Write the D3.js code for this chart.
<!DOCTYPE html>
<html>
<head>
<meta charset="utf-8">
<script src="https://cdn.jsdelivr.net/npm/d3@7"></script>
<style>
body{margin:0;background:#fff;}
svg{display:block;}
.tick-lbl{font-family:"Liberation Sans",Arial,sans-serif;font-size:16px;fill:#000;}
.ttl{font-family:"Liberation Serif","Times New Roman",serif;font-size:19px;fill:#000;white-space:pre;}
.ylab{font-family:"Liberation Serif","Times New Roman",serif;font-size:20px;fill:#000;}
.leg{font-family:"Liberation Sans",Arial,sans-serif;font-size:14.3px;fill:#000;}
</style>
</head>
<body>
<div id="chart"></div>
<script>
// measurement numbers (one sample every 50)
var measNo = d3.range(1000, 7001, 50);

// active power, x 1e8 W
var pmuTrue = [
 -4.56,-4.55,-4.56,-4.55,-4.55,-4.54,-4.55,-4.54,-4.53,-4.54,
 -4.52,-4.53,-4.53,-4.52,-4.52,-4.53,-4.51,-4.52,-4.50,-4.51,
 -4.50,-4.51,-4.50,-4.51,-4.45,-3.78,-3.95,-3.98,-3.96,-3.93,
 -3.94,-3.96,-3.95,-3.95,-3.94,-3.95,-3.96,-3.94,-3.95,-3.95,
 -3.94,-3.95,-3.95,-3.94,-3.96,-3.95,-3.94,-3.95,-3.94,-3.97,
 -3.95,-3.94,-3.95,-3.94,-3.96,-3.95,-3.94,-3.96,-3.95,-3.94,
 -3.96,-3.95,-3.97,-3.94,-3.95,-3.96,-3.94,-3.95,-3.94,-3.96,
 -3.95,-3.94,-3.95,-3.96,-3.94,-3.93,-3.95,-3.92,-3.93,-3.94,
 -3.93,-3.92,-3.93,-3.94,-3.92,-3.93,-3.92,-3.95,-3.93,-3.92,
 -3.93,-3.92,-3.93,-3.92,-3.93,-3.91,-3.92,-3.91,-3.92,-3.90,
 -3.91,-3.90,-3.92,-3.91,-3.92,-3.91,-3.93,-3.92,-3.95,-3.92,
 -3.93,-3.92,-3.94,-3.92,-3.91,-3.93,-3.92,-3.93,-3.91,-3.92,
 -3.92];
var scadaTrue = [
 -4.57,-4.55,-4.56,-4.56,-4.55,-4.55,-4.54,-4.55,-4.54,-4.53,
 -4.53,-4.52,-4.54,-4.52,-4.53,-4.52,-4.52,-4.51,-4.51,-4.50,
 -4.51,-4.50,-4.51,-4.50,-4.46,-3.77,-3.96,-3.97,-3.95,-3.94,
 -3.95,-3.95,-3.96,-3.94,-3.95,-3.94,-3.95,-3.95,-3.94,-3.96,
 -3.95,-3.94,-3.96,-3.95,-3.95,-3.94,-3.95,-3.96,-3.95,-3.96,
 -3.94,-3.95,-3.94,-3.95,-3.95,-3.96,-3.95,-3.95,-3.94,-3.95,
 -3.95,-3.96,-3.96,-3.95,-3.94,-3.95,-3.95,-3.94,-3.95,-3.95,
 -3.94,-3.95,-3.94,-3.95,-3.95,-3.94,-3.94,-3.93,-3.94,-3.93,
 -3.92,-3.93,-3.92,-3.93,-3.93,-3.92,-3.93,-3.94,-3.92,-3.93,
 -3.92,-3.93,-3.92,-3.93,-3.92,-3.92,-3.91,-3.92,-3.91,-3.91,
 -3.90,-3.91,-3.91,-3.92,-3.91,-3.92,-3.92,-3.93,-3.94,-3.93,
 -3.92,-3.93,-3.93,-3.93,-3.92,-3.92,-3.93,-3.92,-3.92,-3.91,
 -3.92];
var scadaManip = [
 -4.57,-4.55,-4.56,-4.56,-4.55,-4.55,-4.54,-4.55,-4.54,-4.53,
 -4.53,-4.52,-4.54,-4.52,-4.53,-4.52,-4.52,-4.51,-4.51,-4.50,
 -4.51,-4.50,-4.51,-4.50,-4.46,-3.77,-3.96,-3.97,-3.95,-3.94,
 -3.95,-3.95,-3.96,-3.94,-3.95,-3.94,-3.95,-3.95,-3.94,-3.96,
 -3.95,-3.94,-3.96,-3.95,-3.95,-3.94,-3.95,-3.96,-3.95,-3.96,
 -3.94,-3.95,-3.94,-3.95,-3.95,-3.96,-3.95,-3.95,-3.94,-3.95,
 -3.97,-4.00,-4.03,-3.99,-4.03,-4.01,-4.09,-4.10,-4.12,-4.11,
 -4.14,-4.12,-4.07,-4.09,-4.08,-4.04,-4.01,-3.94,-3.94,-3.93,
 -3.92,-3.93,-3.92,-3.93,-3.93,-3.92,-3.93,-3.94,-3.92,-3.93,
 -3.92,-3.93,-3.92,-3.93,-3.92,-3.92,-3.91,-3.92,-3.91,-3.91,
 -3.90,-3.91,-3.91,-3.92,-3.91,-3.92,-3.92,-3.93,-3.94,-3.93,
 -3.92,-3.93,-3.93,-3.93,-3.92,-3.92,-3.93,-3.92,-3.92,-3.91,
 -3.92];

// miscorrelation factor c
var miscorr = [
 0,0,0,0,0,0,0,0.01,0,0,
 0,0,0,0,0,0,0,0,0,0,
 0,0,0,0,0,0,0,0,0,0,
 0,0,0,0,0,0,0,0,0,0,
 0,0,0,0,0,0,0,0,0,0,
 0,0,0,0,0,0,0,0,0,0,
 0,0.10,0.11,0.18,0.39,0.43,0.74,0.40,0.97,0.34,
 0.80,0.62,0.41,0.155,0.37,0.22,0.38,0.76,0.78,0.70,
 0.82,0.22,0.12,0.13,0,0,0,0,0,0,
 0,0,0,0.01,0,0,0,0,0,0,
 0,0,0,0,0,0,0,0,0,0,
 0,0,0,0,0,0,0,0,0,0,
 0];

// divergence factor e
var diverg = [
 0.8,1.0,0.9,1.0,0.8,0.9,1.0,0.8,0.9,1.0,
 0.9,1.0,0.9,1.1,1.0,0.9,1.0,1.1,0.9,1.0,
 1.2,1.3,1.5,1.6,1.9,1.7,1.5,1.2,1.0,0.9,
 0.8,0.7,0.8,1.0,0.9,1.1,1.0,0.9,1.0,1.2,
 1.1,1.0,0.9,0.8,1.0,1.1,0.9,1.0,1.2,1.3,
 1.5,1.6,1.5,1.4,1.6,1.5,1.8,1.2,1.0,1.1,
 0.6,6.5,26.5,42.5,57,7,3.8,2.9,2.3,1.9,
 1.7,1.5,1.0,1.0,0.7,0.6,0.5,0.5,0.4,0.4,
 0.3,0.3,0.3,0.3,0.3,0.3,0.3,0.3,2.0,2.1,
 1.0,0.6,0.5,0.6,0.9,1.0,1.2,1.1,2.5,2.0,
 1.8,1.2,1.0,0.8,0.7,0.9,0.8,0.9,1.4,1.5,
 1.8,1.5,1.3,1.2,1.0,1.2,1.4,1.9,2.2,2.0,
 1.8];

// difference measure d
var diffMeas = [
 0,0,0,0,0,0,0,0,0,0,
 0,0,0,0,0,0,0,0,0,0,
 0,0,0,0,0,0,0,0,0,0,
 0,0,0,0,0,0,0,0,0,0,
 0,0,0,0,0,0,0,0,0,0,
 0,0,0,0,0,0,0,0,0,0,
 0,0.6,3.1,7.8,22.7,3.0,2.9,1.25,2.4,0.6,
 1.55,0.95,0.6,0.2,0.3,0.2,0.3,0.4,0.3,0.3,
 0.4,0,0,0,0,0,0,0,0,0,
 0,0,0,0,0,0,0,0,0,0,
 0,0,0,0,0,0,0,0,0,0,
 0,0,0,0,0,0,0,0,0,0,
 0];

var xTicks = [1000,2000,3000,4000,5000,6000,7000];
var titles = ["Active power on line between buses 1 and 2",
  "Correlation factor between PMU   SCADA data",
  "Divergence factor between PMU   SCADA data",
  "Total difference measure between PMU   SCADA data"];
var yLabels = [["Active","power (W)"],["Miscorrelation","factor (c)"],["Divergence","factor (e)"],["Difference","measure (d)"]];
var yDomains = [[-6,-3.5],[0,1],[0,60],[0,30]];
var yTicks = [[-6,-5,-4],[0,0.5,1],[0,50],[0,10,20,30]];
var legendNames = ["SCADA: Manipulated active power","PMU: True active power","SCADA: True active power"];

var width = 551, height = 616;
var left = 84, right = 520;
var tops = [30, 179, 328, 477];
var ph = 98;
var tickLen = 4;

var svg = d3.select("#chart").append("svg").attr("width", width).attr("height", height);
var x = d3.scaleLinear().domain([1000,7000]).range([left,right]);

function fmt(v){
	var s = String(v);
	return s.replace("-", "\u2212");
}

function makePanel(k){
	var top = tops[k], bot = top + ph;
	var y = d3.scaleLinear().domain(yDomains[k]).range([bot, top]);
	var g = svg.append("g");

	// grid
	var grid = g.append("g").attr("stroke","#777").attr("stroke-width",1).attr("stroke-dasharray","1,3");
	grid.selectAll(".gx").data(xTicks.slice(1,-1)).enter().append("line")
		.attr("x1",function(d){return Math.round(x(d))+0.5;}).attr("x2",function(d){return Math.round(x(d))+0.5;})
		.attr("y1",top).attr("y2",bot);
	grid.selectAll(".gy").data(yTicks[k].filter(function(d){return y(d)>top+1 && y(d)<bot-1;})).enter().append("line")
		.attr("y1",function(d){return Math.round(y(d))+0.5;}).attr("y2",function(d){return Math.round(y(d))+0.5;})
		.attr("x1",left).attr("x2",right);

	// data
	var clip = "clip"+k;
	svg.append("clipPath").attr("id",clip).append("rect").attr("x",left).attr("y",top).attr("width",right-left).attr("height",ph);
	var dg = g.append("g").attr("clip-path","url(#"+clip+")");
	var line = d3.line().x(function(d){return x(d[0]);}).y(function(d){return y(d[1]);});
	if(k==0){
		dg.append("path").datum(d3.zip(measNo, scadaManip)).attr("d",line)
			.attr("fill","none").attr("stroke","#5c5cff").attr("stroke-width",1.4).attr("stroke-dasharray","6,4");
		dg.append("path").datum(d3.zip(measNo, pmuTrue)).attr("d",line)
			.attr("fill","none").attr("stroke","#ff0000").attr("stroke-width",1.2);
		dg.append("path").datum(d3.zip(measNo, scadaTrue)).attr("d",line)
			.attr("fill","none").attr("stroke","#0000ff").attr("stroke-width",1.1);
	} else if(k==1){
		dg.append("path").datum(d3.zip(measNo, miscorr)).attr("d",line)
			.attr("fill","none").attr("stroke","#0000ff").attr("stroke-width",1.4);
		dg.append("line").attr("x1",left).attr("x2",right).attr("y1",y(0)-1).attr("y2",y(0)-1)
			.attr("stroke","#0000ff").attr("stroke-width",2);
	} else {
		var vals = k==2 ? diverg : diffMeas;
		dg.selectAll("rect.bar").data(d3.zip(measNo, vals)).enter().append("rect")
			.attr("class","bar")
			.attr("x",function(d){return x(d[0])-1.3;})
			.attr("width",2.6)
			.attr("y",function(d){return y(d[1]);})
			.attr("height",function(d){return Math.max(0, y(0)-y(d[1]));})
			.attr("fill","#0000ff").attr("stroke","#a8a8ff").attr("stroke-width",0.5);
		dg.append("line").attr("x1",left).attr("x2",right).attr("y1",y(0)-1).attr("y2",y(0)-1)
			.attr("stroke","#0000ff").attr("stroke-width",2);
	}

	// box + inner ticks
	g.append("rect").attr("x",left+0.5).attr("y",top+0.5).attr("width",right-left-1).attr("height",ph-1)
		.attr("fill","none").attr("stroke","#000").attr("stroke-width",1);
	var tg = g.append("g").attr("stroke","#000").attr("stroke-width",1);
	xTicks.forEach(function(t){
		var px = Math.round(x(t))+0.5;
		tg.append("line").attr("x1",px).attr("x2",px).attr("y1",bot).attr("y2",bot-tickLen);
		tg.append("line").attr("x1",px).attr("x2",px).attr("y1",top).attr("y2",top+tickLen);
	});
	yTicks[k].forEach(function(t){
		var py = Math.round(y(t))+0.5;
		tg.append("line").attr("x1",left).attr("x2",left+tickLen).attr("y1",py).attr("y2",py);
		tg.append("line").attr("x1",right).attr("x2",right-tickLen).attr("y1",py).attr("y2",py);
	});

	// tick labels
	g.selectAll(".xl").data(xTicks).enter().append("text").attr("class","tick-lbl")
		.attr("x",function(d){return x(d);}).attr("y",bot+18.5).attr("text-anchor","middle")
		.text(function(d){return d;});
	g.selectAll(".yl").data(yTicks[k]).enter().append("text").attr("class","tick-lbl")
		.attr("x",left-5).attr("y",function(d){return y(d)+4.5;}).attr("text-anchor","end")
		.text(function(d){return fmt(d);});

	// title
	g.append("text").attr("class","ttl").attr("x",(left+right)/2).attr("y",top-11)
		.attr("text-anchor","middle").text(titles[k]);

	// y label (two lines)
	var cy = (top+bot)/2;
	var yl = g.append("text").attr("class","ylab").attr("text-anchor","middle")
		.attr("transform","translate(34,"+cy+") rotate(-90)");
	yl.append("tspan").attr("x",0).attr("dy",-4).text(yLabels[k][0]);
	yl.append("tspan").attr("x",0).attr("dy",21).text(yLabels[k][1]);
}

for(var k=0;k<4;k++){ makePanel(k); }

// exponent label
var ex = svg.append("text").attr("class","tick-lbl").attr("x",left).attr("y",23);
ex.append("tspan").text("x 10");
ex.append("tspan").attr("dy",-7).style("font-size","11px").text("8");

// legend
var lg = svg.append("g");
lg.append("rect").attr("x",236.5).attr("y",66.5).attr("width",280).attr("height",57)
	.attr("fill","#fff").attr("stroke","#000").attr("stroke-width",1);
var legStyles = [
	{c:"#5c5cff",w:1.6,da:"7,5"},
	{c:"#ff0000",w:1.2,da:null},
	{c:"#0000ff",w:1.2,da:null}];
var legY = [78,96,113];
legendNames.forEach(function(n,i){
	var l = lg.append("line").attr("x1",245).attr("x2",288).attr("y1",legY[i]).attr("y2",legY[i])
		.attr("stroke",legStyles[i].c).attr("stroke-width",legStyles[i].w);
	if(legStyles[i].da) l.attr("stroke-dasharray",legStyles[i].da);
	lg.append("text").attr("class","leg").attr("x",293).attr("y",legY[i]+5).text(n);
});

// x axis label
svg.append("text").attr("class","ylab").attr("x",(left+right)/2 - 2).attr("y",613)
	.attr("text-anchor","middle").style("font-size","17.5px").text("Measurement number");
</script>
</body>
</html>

--*--

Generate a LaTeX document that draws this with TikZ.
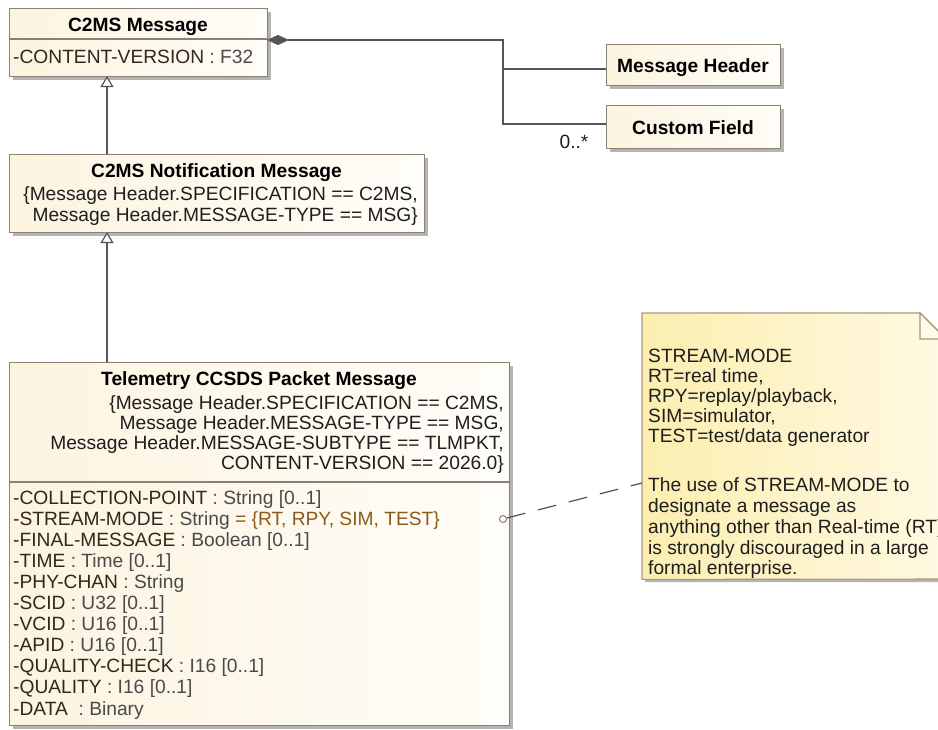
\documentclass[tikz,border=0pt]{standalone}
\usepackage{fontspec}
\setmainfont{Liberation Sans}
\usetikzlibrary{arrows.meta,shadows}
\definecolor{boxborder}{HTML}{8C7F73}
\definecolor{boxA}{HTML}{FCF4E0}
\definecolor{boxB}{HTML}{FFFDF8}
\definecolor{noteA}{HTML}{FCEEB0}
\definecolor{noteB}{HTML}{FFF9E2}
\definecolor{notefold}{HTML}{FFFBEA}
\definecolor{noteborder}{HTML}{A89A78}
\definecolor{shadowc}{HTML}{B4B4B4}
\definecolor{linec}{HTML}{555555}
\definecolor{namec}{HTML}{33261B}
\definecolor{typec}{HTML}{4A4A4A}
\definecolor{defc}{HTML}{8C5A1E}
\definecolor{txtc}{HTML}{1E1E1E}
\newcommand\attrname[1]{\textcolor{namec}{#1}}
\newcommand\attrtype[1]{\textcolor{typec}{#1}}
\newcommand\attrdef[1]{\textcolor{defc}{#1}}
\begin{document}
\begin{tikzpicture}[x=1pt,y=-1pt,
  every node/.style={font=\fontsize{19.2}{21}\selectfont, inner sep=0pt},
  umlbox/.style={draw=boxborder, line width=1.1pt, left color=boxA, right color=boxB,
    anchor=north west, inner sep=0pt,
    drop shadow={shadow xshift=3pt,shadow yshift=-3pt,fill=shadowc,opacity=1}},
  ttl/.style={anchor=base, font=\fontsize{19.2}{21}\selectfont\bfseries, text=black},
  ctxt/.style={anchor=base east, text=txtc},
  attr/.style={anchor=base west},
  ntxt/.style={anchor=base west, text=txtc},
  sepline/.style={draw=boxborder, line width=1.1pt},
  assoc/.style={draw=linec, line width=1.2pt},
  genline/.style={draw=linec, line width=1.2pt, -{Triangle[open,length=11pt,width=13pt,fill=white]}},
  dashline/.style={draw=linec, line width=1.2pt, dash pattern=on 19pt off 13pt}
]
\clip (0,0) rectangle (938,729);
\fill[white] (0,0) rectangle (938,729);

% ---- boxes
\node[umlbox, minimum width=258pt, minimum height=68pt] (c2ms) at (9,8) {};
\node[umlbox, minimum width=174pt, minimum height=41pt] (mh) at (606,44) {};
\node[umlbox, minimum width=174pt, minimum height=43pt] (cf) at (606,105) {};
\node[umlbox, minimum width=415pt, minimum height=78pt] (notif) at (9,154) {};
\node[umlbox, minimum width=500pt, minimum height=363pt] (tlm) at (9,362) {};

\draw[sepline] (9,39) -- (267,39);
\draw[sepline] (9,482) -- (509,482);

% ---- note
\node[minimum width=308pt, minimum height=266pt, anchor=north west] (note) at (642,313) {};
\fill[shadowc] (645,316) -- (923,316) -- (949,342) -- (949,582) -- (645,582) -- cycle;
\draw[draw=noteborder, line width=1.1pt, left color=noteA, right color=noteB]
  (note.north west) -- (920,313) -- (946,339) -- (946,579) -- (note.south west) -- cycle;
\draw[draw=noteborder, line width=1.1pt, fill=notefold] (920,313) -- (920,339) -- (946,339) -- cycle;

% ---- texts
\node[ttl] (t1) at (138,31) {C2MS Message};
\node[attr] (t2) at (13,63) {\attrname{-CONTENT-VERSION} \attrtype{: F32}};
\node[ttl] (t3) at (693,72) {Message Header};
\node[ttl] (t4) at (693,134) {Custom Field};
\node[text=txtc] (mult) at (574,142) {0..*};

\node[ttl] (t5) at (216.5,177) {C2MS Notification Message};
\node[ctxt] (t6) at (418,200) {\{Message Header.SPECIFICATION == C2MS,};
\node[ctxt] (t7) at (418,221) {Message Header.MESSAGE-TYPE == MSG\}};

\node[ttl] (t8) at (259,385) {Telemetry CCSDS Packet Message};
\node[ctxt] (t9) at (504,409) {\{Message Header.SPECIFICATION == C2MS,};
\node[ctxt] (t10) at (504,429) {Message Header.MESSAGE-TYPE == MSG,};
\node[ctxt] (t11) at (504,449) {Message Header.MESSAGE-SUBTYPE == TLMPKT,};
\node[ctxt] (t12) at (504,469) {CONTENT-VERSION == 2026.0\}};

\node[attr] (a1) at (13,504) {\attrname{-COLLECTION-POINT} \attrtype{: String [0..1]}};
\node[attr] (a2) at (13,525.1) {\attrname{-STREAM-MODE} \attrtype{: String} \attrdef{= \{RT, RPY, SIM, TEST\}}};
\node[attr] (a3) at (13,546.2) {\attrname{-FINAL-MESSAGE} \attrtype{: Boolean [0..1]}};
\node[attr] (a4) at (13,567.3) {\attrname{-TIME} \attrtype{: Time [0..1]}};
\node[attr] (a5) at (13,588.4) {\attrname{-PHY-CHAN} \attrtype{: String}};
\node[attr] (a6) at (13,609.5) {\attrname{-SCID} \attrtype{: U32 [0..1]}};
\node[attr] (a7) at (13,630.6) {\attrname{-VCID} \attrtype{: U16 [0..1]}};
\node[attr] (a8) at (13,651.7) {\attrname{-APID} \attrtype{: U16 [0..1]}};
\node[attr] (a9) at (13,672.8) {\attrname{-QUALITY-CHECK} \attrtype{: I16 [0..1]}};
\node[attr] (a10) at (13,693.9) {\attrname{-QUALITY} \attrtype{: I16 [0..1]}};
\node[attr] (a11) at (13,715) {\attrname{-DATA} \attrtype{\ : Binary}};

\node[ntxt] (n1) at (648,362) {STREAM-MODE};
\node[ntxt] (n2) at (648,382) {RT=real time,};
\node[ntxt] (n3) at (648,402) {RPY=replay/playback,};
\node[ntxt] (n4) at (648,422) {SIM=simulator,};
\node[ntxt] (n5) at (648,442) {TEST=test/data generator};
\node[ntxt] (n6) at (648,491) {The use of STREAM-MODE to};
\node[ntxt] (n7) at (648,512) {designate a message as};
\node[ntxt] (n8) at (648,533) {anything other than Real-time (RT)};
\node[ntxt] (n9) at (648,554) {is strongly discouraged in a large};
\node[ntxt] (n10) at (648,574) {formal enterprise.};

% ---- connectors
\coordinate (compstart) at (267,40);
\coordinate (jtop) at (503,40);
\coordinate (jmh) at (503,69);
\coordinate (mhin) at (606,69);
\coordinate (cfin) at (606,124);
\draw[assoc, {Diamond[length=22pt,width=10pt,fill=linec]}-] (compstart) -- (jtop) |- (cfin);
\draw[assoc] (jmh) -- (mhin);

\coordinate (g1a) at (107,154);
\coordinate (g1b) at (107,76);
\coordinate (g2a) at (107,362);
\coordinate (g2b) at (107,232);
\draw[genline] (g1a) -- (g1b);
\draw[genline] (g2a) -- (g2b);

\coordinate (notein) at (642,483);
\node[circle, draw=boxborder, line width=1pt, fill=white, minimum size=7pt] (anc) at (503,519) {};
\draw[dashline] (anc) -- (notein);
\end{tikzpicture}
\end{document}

--*--

■ GIVEN EXERCISE
Show every line in the records above that contains the word "chart".

■ TASK OUTPUT
Write the D3.js code for this chart.
<div id="chart"></div>
var svg = d3.select("#chart").append("svg").attr("width", width).attr("height", height);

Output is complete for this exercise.